→ Objective
Your task is to reproduce, verbatim and without pictures, the lines from the opening of the listing through the line containing "import numpy as np".

→ Material
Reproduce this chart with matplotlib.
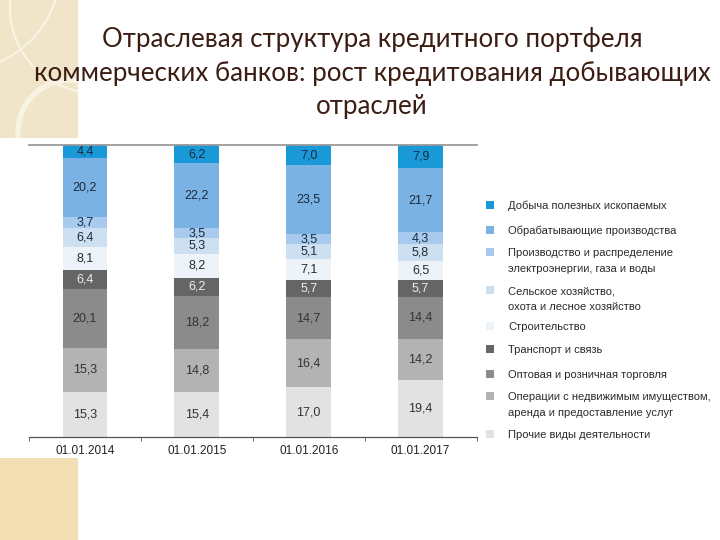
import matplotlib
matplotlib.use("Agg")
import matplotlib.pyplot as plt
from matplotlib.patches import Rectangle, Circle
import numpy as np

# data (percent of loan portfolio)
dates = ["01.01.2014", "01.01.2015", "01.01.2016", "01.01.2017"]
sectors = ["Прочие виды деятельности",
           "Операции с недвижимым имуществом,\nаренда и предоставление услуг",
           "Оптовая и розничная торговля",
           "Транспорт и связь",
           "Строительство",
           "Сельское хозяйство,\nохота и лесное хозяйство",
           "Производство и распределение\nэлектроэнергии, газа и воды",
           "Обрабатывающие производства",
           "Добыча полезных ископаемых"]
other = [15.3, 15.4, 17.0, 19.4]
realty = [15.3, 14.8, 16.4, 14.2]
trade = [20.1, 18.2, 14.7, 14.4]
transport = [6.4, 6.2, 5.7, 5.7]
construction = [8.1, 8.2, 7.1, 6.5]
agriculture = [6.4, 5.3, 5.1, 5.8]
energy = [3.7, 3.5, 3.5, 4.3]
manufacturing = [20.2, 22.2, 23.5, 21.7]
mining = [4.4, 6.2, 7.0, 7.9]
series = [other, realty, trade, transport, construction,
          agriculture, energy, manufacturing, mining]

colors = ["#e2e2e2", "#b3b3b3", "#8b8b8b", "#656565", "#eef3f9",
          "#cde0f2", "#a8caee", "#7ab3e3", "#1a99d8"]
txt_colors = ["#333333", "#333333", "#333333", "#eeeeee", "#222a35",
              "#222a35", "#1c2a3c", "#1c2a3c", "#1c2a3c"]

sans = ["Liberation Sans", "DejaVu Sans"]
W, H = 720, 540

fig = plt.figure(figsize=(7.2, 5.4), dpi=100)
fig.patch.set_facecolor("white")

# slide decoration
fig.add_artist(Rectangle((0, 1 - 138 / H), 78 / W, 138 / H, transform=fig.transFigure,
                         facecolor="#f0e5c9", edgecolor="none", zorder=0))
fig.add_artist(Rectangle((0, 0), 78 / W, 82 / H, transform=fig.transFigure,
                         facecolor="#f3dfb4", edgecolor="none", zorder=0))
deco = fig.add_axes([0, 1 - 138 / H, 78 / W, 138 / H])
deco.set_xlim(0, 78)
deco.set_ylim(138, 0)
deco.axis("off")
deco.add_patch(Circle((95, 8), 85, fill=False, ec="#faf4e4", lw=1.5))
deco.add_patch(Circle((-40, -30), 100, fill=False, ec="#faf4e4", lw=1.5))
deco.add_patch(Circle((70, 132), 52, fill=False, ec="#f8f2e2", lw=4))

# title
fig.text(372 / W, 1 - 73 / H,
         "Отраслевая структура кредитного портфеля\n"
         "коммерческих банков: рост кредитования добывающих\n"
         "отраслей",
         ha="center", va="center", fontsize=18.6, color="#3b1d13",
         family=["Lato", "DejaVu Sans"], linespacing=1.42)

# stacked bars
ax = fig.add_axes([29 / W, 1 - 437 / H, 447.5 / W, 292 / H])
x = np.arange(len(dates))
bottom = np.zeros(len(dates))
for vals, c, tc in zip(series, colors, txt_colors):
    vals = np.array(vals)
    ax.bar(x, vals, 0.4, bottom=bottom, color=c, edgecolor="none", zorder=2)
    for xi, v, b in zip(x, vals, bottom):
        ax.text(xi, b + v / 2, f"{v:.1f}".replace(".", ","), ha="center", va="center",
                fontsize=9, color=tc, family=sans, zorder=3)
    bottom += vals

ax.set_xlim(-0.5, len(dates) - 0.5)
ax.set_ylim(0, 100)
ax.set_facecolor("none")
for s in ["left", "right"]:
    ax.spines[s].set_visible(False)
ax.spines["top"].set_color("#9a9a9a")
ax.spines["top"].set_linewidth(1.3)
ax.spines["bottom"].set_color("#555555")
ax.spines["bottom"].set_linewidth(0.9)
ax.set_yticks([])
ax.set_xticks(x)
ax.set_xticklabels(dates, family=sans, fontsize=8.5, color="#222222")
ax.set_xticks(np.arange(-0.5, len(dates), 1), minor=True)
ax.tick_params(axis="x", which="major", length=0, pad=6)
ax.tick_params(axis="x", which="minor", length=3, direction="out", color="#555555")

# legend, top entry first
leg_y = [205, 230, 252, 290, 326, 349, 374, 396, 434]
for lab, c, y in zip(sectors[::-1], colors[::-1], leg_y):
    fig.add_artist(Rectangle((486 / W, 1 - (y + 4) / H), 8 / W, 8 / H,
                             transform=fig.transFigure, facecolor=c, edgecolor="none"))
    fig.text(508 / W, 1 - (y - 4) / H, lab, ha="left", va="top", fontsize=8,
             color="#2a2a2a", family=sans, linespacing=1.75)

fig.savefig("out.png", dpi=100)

→ Finished task
Reproduce this chart with matplotlib.
import matplotlib
matplotlib.use("Agg")
import matplotlib.pyplot as plt
from matplotlib.patches import Rectangle, Circle
import numpy as np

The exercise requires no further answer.